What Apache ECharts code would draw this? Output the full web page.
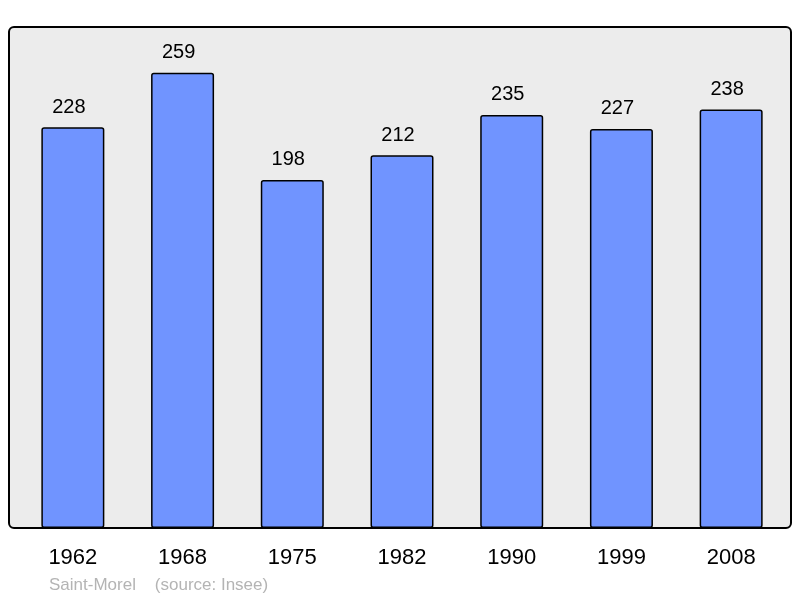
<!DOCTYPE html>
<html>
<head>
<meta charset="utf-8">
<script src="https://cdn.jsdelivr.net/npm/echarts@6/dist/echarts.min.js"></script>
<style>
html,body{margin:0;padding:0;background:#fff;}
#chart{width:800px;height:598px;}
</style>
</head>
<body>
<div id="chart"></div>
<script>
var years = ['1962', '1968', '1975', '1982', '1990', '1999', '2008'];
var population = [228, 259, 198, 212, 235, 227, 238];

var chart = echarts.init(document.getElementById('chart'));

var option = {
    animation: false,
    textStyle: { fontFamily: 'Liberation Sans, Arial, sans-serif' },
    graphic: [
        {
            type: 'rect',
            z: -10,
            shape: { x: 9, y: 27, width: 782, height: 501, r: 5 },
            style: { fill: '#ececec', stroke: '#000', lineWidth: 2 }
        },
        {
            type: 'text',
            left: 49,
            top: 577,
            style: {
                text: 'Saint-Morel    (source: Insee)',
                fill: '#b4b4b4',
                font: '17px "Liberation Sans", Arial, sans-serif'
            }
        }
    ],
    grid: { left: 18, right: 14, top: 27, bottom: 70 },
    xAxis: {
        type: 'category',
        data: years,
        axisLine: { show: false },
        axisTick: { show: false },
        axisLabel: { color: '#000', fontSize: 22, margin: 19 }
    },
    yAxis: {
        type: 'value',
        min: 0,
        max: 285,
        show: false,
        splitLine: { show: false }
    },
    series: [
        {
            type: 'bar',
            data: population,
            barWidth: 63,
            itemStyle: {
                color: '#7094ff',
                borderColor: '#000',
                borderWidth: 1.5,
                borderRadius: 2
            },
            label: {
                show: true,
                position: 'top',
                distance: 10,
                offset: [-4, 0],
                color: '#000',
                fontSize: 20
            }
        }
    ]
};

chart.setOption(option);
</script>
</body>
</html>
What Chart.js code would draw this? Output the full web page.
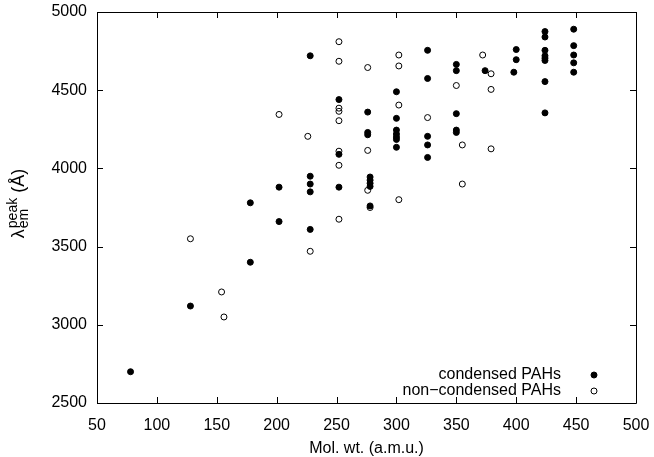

▸ **Exercise**
Repeat each line of the records above exactly, but do not copy the pictures.

▸ **The response**
What Apache ECharts code would draw this? Output the full web page.
<!DOCTYPE html>
<html>
<head>
<meta charset="utf-8">
<script src="https://cdn.jsdelivr.net/npm/echarts@6/dist/echarts.min.js"></script>
<style>
html,body{margin:0;padding:0;background:#fff;}
#chart{width:800px;height:598px;}
</style>
</head>
<body>
<div id="chart"></div>
<script>
var years = ['1962', '1968', '1975', '1982', '1990', '1999', '2008'];
var population = [228, 259, 198, 212, 235, 227, 238];

var chart = echarts.init(document.getElementById('chart'));

var option = {
    animation: false,
    textStyle: { fontFamily: 'Liberation Sans, Arial, sans-serif' },
    graphic: [
        {
            type: 'rect',
            z: -10,
            shape: { x: 9, y: 27, width: 782, height: 501, r: 5 },
            style: { fill: '#ececec', stroke: '#000', lineWidth: 2 }
        },
        {
            type: 'text',
            left: 49,
            top: 577,
            style: {
                text: 'Saint-Morel    (source: Insee)',
                fill: '#b4b4b4',
                font: '17px "Liberation Sans", Arial, sans-serif'
            }
        }
    ],
    grid: { left: 18, right: 14, top: 27, bottom: 70 },
    xAxis: {
        type: 'category',
        data: years,
        axisLine: { show: false },
        axisTick: { show: false },
        axisLabel: { color: '#000', fontSize: 22, margin: 19 }
    },
    yAxis: {
        type: 'value',
        min: 0,
        max: 285,
        show: false,
        splitLine: { show: false }
    },
    series: [
        {
            type: 'bar',
            data: population,
            barWidth: 63,
            itemStyle: {
                color: '#7094ff',
                borderColor: '#000',
                borderWidth: 1.5,
                borderRadius: 2
            },
            label: {
                show: true,
                position: 'top',
                distance: 10,
                offset: [-4, 0],
                color: '#000',
                fontSize: 20
            }
        }
    ]
};

chart.setOption(option);
</script>
</body>
</html>
What Chart.js code would draw this? Output the full web page.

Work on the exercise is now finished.